Quant aux gays, c'est une des rares questions pointues que les Démocrates ont réussi à neutraliser en partie, avec l'avortement. La plupart des Américains désapprouvent le mariage gay mais soutiennent une sorte d'union civile (tout comme ils s'opposent aux avortements de "naissance partielle" mais ne veulent pas que des adolescentes meurent à cause d'avortements clandestins pratiqués avec des aiguilles à tricoter).

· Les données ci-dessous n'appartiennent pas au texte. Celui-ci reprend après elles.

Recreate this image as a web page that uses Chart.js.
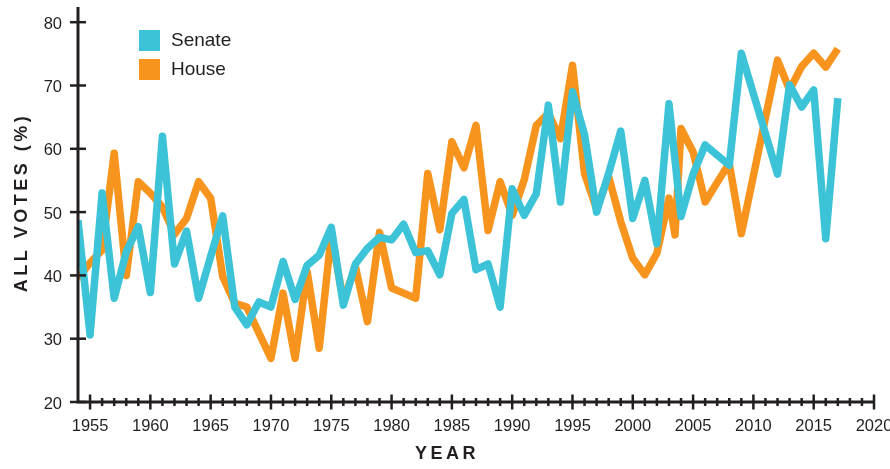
<!DOCTYPE html>
<html>
<head>
<meta charset="utf-8">
<script src="https://cdn.jsdelivr.net/npm/chart.js@4.4.1/dist/chart.umd.min.js"></script>
<style>
  html, body { margin: 0; padding: 0; background: #fff; }
  #wrap { width: 890px; height: 469px; position: relative; }
</style>
</head>
<body>
<div id="wrap"><canvas id="votes-chart"></canvas></div>
<script>
// Share of all votes, by year
const senateYears = [1954, 1955, 1956, 1957, 1958, 1959, 1960, 1961, 1962, 1963, 1964, 1965, 1966, 1967, 1968, 1969,
    1970, 1971, 1972, 1973, 1974, 1975, 1976, 1977, 1978, 1979, 1980, 1981, 1982, 1983, 1984, 1985, 1986, 1987, 1988,
    1989, 1990, 1991, 1992, 1993, 1994, 1995, 1996, 1997, 1998, 1999, 2000, 2001, 2002, 2003, 2004, 2005, 2006, 2007,
    2008, 2009, 2010, 2011, 2012, 2013, 2014, 2015, 2016, 2017];
const senateVotes = [48.7, 30.6, 53.0, 36.4, 43.7, 47.7, 37.3, 62.0, 41.8, 47.0, 36.4, 43.0, 49.4, 35.0, 32.2, 35.8,
    35.0, 42.2, 36.2, 41.6, 43.2, 47.6, 35.3, 41.8, 44.3, 46.0, 45.6, 48.1, 43.6, 43.9, 40.1, 49.8, 52.0, 40.9, 41.8,
    35.0, 53.7, 49.5, 52.9, 66.9, 51.6, 69.0, 62.2, 50.0, 56.1, 62.8, 49.0, 55.0, 45.0, 67.1, 49.3, 56.0, 60.6, 59.0,
    57.4, 75.1, 68.7, 62.4, 56.0, 70.1, 66.6, 69.3, 45.8, 68.0];

const houseYears = [1954, 1955, 1956, 1957, 1958, 1959, 1960, 1961, 1962, 1963, 1964, 1965, 1966, 1967, 1968, 1969,
    1970, 1971, 1972, 1973, 1974, 1975, 1976, 1977, 1978, 1979, 1980, 1981, 1982, 1983, 1984, 1985, 1986, 1987, 1988,
    1989, 1990, 1991, 1992, 1993, 1994, 1995, 1996, 1997, 1998, 1999, 2000, 2001, 2002, 2003, 2003.5, 2004, 2005, 2006,
    2007, 2008, 2009, 2010, 2011, 2012, 2013, 2014, 2015, 2016, 2017];
const houseVotes = [39.5, 42.0, 44.0, 59.3, 40.0, 54.8, 53.0, 50.8, 46.5, 49.0, 54.8, 52.2, 39.8, 35.6, 35.0, 30.9,
    26.9, 37.2, 26.9, 40.6, 28.5, 46.5, 36.0, 41.4, 32.7, 46.8, 38.0, 37.2, 36.4, 56.1, 47.2, 61.1, 57.0, 63.7, 47.1,
    54.8, 49.5, 55.1, 63.7, 65.6, 61.6, 73.2, 56.1, 50.5, 55.6, 48.5, 42.7, 40.1, 43.5, 52.2, 46.4, 63.2, 59.5, 51.6,
    54.7, 57.7, 46.6, 55.7, 64.9, 74.0, 69.3, 73.0, 75.1, 72.9, 75.8];

const yearRange = [1954, 2020];
const voteRange = [20, 82.4];

const INK = '#231f20';
const FONT = '"Liberation Sans", Arial, Helvetica, sans-serif';

function toPoints(xs, ys) {
    return xs.map((x, i) => ({ x: x, y: ys[i] }));
}

function segment(ctx, x1, y1, x2, y2) {
    ctx.beginPath();
    ctx.moveTo(x1, y1);
    ctx.lineTo(x2, y2);
    ctx.stroke();
}

// keep the plot area fixed: no extra room for overhanging tick labels
function fixScale(size) {
    return s => {
        if (s.isHorizontal()) s.height = size; else s.width = size;
        s.paddingTop = 0;
        s.paddingBottom = 0;
        s.paddingLeft = 0;
        s.paddingRight = 0;
    };
}

// Axis lines, crossing ticks, legend and spaced-out axis titles
const axisDecor = {
    id: 'axisDecor',
    afterDraw(chart) {
        const ctx = chart.ctx;
        const a = chart.chartArea;
        const xs = chart.scales.x;
        const ys = chart.scales.y;
        ctx.save();
        ctx.strokeStyle = INK;
        ctx.lineCap = 'butt';

        ctx.lineWidth = 3;
        ctx.beginPath();
        ctx.moveTo(a.left, a.top);
        ctx.lineTo(a.left, a.bottom);
        ctx.lineTo(a.right, a.bottom);
        ctx.stroke();

        ctx.lineWidth = 2.5;
        ys.ticks.forEach(t => {
            const py = ys.getPixelForValue(t.value);
            segment(ctx, a.left - 8, py, a.left + 8, py);
        });
        for (let yr = Math.ceil(xs.min) + 1; yr <= xs.max; yr++) {
            const px = xs.getPixelForValue(yr);
            const h = yr % 5 === 0 ? 7.5 : 4;
            segment(ctx, px, a.bottom - h, px, a.bottom + h);
        }

        // legend
        ctx.font = '19px ' + FONT;
        ctx.textAlign = 'left';
        ctx.textBaseline = 'middle';
        chart.data.datasets.forEach((ds, i) => {
            const top = a.top + 23 + i * 29;
            ctx.fillStyle = ds.borderColor;
            ctx.fillRect(a.left + 61, top, 21, 21);
            ctx.fillStyle = INK;
            ctx.fillText(ds.label, a.left + 93, top + 11);
        });

        // axis titles
        ctx.font = 'bold 18px ' + FONT;
        ctx.letterSpacing = '3.5px';
        ctx.textAlign = 'center';
        ctx.fillStyle = INK;
        ctx.fillText('YEAR', chart.width / 2 + 2, 454);
        ctx.translate(22, (a.top + a.bottom) / 2);
        ctx.rotate(-Math.PI / 2);
        ctx.fillText('ALL VOTES (%)', 2, 0);
        ctx.restore();
    }
};

const ctx = document.getElementById('votes-chart').getContext('2d');
new Chart(ctx, {
    type: 'line',
    data: {
        datasets: [{
            label: 'Senate',
            data: toPoints(senateYears, senateVotes),
            borderColor: '#3dc3d7',
            borderWidth: 7.5,
            borderJoinStyle: 'round',
            pointRadius: 0,
            tension: 0,
        }, {
            label: 'House',
            data: toPoints(houseYears, houseVotes),
            borderColor: '#f7941d',
            borderWidth: 7.5,
            borderJoinStyle: 'round',
            pointRadius: 0,
            tension: 0,
        }]
    },
    options: {
        responsive: true,
        maintainAspectRatio: false,
        animation: false,
        layout: { padding: { top: 7, right: 16, bottom: 0, left: 0 } },
        plugins: {
            legend: { display: false },
            tooltip: { enabled: false }
        },
        scales: {
            x: {
                type: 'linear',
                min: yearRange[0],
                max: yearRange[1],
                grid: { display: false },
                border: { display: false },
                ticks: {
                    stepSize: 5,
                    includeBounds: false,
                    padding: 7,
                    color: INK,
                    maxRotation: 0,
                    autoSkip: false,
                    font: { family: FONT, size: 16.5 },
                    callback: v => String(v)
                },
                afterFit: fixScale(67)
            },
            y: {
                min: voteRange[0],
                max: voteRange[1],
                grid: { display: false },
                border: { display: false },
                ticks: {
                    stepSize: 10,
                    includeBounds: false,
                    padding: 8,
                    labelOffset: 2,
                    color: INK,
                    font: { family: FONT, size: 16.5 }
                },
                afterFit: fixScale(78)
            }
        }
    },
    plugins: [axisDecor]
});
</script>
</body>
</html>
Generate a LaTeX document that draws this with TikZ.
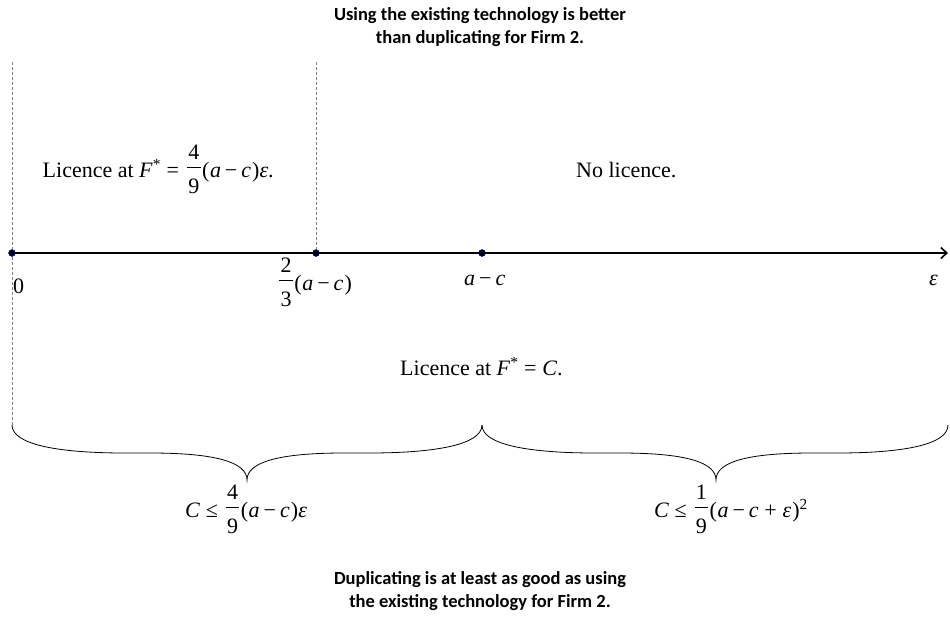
\documentclass[tikz,border=0pt]{standalone}
\usepackage{fontspec}
\setmainfont{Liberation Serif}
\newfontfamily\carlito{Carlito}
\usetikzlibrary{arrows.meta}
\newbox\frnumbox
\newbox\frdenbox
\newdimen\frwd
\newcommand{\mv}[1]{\textit{#1}}
\newcommand{\mns}{\kern0.18em−\kern0.18em}
\newcommand{\rel}[1]{\kern0.26em#1\kern0.26em}
\newcommand{\vfr}[2]{\kern0.1em\setbox\frnumbox\hbox{#1}\setbox\frdenbox\hbox{#2}%
  \frwd=\wd\frnumbox \ifdim\wd\frdenbox>\frwd \frwd=\wd\frdenbox\fi \advance\frwd by 0.12em
  \rlap{\raisebox{0.8em}{\hbox to\frwd{\hss\box\frnumbox\hss}}}%
  \rlap{\raisebox{-0.74em}{\hbox to\frwd{\hss\box\frdenbox\hss}}}%
  \raisebox{0.41em}{\rule{\frwd}{0.045em}}\kern0.06em}
\tikzset{
  dot/.style={circle,fill=black,draw=blue!60!black,line width=0.6pt,inner sep=0pt,minimum size=6.5pt},
  guide/.style={draw=gray,dashed,dash pattern=on 3pt off 2pt,line width=0.7pt},
  axisline/.style={line width=1.1pt,-{Straight Barb[length=6pt,width=11pt,line width=1.6pt]}},
  bracestyle/.style={line width=0.8pt},
  lbl/.style={font=\fontsize{22}{26}\selectfont,inner sep=0pt},
  heading/.style={font=\carlito\bfseries\fontsize{18.5}{23}\selectfont,align=center,inner sep=0pt}
}
\begin{document}
\begin{tikzpicture}[x=1pt,y=-1pt]
\useasboundingbox (0,0) rectangle (950,621);
% headings
\node[heading] (top) at (480,27) {Using the existing technology is better\\than duplicating for Firm 2.};
\node[heading] (bottom) at (480,591) {Duplicating is at least as good as using\\the existing technology for Firm 2.};
% axis points
\node[dot] (p0) at (12,253) {};
\node[dot] (p1) at (316,253) {};
\node[dot] (p2) at (482,253) {};
\coordinate (aend) at (948,253);
\coordinate (g0top) at (12,62);
\coordinate (g0bot) at (12,425);
\coordinate (g1top) at (316,62);
% guides
\draw[guide] (g0top) -- (p0);
\draw[guide] (p0) -- (g0bot);
\draw[guide] (g1top) -- (p1);
% axis
\draw[axisline] (p0.center) -- (aend);
\node[dot] at (p0) {};
\node[dot] at (p1) {};
\node[dot] at (p2) {};
% axis labels
\node[lbl,anchor=base west] (l0) at (13,293) {0};
\node[lbl,anchor=base west] (l1) at (277,290) {\vfr{2}{3}(\kern0.03em\mv{a}\mns\mv{c}\kern0.05em)};
\node[lbl,anchor=base west] (l2) at (464,285) {\mv{a}\mns\mv{c}};
\node[lbl,anchor=base west] (l3) at (929,285) {\mv{ε}};
% region labels
\node[lbl,anchor=base west] (r1) at (42.5,177) {Licence at \mv{F}\textsuperscript{*}\rel{=}\vfr{4}{9}(\kern0.03em\mv{a}\mns\mv{c}\kern0.05em)\mv{ε}.};
\node[lbl,anchor=base west] (r2) at (576,177) {No licence.};
\node[lbl,anchor=base west] (r3) at (400,375) {Licence at \mv{F}\textsuperscript{*}\rel{=}\mv{C}.};
% braces
\draw[bracestyle] (12,425) .. controls (12,445) and (60,453) .. (125,453)
  -- (150,453) .. controls (215,453) and (247,462) .. (247,480)
  .. controls (247,462) and (279,453) .. (344,453)
  -- (369,453) .. controls (434,453) and (482,445) .. (482,425);
\draw[bracestyle] (482,425) .. controls (482,445) and (530,453) .. (595,453)
  -- (620,453) .. controls (685,453) and (716,462) .. (716,480)
  .. controls (716,462) and (747,453) .. (812,453)
  -- (837,453) .. controls (902,453) and (948,445) .. (948,425);
% brace labels
\node[lbl,anchor=base west] (b1) at (185,517) {\mv{C}\rel{≤}\vfr{4}{9}(\kern0.03em\mv{a}\mns\mv{c}\kern0.05em)\mv{ε}};
\node[lbl,anchor=base east] (b2) at (808,517) {\mv{C}\rel{≤}\vfr{1}{9}(\kern0.03em\mv{a}\mns\mv{c}\rel{+}\mv{ε}\kern0.05em)\textsuperscript{2}};
\end{tikzpicture}
\end{document}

Enfin, les grizzlis - une métaphore pour exprimer la manière dont l'écologie est souvent perçue dans l'Ouest comme quelque chose de despotique. Lorsque j'ai visité l'Idaho, les gens étaient encore remontés contre une proposition de Clinton d'introduire 25 grizzlis dans la nature. Cela ne valait pas la peine de se mettre à dos la plus grande partie de l'Idaho pour 25 ours.

"Les Républicains sont plus malins," a commenté Ted Kulongoski, le gouverneur Démocrate de l'Oregon,. "Ils ont créé de toute pièce… ces problèmes sociaux pour que le public cesse de voir ce qui leur arrive économiquement."

"Ce que nous avons pensé à un moment - que les gens voteraient pour leurs intérêts économiques - s'est avéré faux, et nous les Démocrates n'avons pas su comment traiter ce cela."

Bill Clinton a compris intuitivement ce défi, et il semble que John Edwards lui aussi, peut-être à cause de leurs propres origines modestes. Mais le Parti dans son ensemble est plutôt dans la dénégation. Pour séduire l'Américain moyen, les dirigeants Démocrates n'ont pas besoin de porter des armes lors des services religieux et de tirer sur des grizzlis en chemin. Mais un point de départ serait de se débarrasser de leurs inhibitions lorsqu'ils parlent de la foi, et de travailler plus avec les groupes religieux.

Sinon, les efforts du Parti Démocrate pour améliorer la vie de la classe laborieuse américaine dans le long terme sera bloqué par ceux-là même qu'ils veulent aider.